## What is needed
Print only the lines from the top of the data through the line with "(t3) at (822,147)", both included, skipping every picture.

## Information supplied
◇ ◇ ◇

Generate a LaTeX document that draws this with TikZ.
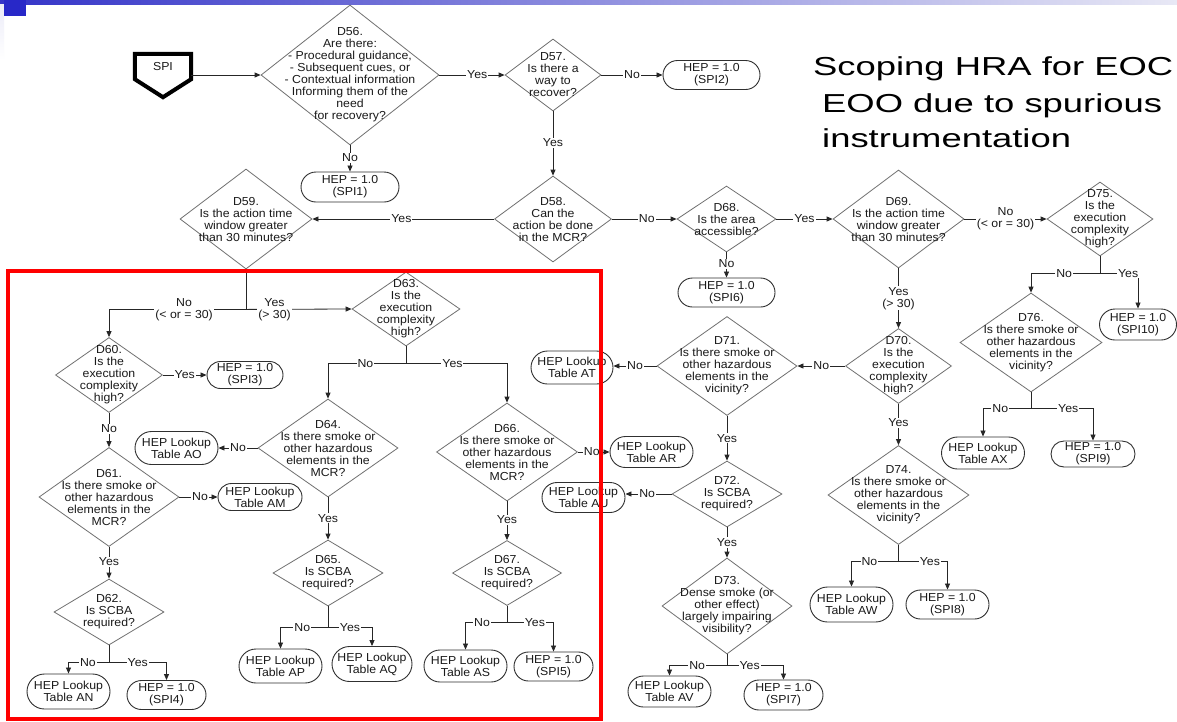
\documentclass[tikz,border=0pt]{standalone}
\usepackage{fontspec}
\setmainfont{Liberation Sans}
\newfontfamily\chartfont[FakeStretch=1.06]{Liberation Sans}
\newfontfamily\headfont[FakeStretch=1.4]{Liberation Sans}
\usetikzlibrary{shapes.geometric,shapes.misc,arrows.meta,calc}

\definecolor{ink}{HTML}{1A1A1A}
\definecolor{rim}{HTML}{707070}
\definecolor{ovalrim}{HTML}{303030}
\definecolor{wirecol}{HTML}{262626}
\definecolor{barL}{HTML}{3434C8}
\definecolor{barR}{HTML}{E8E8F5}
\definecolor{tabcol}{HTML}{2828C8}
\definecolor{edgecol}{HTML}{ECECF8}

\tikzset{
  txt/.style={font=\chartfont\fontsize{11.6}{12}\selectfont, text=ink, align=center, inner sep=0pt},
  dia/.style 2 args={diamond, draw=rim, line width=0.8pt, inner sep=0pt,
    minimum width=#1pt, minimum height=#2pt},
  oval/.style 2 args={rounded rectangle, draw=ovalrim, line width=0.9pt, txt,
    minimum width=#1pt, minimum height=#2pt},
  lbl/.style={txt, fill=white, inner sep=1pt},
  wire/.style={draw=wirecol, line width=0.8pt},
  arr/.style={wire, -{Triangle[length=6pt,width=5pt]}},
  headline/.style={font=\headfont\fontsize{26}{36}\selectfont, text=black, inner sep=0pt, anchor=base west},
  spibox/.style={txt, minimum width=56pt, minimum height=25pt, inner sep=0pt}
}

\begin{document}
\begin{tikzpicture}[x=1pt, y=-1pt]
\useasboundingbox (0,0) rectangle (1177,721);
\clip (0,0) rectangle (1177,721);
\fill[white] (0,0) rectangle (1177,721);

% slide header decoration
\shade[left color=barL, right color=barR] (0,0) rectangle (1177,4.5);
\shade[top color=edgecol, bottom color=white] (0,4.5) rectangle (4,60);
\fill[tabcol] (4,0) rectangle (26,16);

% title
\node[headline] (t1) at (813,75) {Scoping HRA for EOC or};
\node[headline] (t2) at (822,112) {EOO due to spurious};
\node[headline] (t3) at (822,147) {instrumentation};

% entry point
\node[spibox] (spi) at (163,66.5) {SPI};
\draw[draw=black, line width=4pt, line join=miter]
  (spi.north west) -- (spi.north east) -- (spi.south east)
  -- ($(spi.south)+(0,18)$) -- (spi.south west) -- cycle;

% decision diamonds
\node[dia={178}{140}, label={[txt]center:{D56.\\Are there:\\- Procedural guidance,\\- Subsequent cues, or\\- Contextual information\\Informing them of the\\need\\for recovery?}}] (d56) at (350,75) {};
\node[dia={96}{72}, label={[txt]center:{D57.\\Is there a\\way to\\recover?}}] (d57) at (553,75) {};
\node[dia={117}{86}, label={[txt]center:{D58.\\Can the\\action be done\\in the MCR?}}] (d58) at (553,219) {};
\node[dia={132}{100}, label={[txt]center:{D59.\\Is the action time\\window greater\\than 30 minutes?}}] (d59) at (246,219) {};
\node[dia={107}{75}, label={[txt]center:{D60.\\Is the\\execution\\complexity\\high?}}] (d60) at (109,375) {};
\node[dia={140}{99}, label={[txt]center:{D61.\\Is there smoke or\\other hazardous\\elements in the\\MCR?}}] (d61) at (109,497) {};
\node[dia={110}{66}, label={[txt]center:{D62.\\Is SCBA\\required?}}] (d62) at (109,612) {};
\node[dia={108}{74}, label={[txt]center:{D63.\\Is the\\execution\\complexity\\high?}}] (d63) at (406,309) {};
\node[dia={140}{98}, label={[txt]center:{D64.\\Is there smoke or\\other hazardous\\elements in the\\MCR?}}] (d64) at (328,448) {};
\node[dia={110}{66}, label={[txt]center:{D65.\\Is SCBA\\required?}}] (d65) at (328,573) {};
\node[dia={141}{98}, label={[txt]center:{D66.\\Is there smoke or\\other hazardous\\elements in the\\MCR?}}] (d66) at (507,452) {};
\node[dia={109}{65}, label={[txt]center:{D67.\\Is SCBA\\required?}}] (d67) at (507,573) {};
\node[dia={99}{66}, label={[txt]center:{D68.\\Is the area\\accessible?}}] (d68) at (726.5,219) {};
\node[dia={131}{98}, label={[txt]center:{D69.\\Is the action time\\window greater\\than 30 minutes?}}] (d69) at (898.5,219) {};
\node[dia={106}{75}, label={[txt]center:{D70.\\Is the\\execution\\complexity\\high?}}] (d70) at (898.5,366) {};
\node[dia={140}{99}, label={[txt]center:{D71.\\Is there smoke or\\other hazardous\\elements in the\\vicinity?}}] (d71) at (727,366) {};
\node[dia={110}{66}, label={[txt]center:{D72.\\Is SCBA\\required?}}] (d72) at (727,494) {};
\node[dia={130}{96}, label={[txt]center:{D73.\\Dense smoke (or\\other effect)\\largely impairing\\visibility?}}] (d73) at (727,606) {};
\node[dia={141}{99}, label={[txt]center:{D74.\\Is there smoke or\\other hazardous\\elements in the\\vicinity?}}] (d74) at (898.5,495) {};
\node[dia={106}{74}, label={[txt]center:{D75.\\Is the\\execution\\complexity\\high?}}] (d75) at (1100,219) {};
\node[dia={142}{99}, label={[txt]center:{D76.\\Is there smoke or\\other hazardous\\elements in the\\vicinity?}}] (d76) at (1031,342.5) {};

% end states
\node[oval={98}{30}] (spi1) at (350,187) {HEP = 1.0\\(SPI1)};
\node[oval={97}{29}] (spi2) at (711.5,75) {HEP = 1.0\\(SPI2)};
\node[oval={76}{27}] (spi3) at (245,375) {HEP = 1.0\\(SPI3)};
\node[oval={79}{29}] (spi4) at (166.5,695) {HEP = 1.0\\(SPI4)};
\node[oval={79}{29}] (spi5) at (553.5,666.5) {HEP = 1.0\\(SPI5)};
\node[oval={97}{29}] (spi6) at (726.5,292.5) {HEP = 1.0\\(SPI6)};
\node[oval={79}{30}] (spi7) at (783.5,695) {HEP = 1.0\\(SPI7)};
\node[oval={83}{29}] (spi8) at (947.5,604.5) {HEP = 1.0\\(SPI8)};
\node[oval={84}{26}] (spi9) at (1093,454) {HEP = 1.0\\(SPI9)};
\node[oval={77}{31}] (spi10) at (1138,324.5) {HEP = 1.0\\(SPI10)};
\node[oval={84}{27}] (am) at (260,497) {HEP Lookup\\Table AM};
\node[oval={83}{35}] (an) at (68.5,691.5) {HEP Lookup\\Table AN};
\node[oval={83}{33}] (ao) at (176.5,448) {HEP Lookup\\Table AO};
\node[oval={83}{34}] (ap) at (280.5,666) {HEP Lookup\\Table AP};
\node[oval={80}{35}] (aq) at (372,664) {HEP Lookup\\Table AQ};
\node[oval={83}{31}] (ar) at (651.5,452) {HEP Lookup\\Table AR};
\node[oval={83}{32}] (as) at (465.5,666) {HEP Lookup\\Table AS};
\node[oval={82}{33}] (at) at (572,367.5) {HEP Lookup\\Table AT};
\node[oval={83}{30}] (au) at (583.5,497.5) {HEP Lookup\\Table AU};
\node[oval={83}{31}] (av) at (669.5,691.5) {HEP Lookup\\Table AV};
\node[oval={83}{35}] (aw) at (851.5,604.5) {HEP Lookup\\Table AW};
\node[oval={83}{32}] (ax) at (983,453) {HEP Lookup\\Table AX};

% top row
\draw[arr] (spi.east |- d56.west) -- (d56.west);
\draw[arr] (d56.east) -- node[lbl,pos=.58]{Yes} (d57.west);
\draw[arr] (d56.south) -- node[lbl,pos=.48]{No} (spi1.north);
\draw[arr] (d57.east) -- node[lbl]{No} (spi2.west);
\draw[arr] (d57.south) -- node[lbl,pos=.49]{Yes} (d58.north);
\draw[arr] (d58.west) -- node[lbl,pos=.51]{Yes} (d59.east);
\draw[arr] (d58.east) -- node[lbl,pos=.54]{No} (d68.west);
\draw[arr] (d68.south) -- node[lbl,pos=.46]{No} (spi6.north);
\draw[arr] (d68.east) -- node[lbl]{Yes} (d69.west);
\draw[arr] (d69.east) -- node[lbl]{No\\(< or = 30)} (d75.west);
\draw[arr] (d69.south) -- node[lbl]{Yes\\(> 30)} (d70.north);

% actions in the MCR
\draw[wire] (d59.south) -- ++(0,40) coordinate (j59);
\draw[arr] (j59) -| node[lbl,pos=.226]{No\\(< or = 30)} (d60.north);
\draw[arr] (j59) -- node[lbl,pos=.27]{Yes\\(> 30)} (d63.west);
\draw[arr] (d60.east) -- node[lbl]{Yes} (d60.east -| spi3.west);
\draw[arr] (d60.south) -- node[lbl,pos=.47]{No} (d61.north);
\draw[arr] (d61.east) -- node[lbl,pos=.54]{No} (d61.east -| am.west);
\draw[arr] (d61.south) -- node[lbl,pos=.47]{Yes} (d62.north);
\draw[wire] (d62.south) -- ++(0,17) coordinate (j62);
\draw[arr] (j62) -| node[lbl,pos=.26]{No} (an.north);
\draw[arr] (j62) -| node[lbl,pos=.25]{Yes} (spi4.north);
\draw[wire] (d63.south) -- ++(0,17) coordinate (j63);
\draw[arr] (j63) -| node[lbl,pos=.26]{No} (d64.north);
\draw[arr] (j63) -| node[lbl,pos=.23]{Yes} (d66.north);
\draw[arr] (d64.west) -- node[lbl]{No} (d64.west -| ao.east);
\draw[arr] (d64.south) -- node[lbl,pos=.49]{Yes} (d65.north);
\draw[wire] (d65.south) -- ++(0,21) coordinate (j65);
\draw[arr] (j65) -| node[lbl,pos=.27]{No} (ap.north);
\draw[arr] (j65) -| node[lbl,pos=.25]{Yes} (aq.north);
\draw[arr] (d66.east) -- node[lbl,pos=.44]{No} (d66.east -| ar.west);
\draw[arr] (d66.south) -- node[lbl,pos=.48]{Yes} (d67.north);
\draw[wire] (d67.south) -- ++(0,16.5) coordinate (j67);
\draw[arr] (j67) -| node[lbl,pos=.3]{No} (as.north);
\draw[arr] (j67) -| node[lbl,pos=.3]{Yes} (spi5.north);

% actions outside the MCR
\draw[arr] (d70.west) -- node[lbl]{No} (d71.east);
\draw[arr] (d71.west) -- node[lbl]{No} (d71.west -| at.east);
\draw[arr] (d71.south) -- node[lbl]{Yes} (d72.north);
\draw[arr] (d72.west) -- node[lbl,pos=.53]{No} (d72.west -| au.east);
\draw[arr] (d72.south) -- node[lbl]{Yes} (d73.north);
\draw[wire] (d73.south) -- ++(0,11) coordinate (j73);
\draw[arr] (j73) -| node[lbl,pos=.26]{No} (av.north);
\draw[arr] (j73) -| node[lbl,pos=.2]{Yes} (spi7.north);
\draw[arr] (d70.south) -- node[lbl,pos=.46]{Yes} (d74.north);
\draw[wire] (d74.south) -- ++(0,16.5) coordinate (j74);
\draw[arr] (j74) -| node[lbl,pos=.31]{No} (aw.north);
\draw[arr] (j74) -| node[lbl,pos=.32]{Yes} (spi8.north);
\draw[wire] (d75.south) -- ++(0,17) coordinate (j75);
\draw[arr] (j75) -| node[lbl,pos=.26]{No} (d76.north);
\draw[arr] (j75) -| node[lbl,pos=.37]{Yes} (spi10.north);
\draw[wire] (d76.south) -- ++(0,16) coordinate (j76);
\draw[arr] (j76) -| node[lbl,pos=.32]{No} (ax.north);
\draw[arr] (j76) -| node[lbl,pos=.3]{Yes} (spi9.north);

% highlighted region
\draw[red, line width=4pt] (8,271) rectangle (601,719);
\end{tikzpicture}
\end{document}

◇ ◇ ◇

## Result for this exercise
Generate a LaTeX document that draws this with TikZ.
\documentclass[tikz,border=0pt]{standalone}
\usepackage{fontspec}
\setmainfont{Liberation Sans}
\newfontfamily\chartfont[FakeStretch=1.06]{Liberation Sans}
\newfontfamily\headfont[FakeStretch=1.4]{Liberation Sans}
\usetikzlibrary{shapes.geometric,shapes.misc,arrows.meta,calc}

\definecolor{ink}{HTML}{1A1A1A}
\definecolor{rim}{HTML}{707070}
\definecolor{ovalrim}{HTML}{303030}
\definecolor{wirecol}{HTML}{262626}
\definecolor{barL}{HTML}{3434C8}
\definecolor{barR}{HTML}{E8E8F5}
\definecolor{tabcol}{HTML}{2828C8}
\definecolor{edgecol}{HTML}{ECECF8}

\tikzset{
  txt/.style={font=\chartfont\fontsize{11.6}{12}\selectfont, text=ink, align=center, inner sep=0pt},
  dia/.style 2 args={diamond, draw=rim, line width=0.8pt, inner sep=0pt,
    minimum width=#1pt, minimum height=#2pt},
  oval/.style 2 args={rounded rectangle, draw=ovalrim, line width=0.9pt, txt,
    minimum width=#1pt, minimum height=#2pt},
  lbl/.style={txt, fill=white, inner sep=1pt},
  wire/.style={draw=wirecol, line width=0.8pt},
  arr/.style={wire, -{Triangle[length=6pt,width=5pt]}},
  headline/.style={font=\headfont\fontsize{26}{36}\selectfont, text=black, inner sep=0pt, anchor=base west},
  spibox/.style={txt, minimum width=56pt, minimum height=25pt, inner sep=0pt}
}

\begin{document}
\begin{tikzpicture}[x=1pt, y=-1pt]
\useasboundingbox (0,0) rectangle (1177,721);
\clip (0,0) rectangle (1177,721);
\fill[white] (0,0) rectangle (1177,721);

% slide header decoration
\shade[left color=barL, right color=barR] (0,0) rectangle (1177,4.5);
\shade[top color=edgecol, bottom color=white] (0,4.5) rectangle (4,60);
\fill[tabcol] (4,0) rectangle (26,16);

% title
\node[headline] (t1) at (813,75) {Scoping HRA for EOC or};
\node[headline] (t2) at (822,112) {EOO due to spurious};
\node[headline] (t3) at (822,147) {instrumentation};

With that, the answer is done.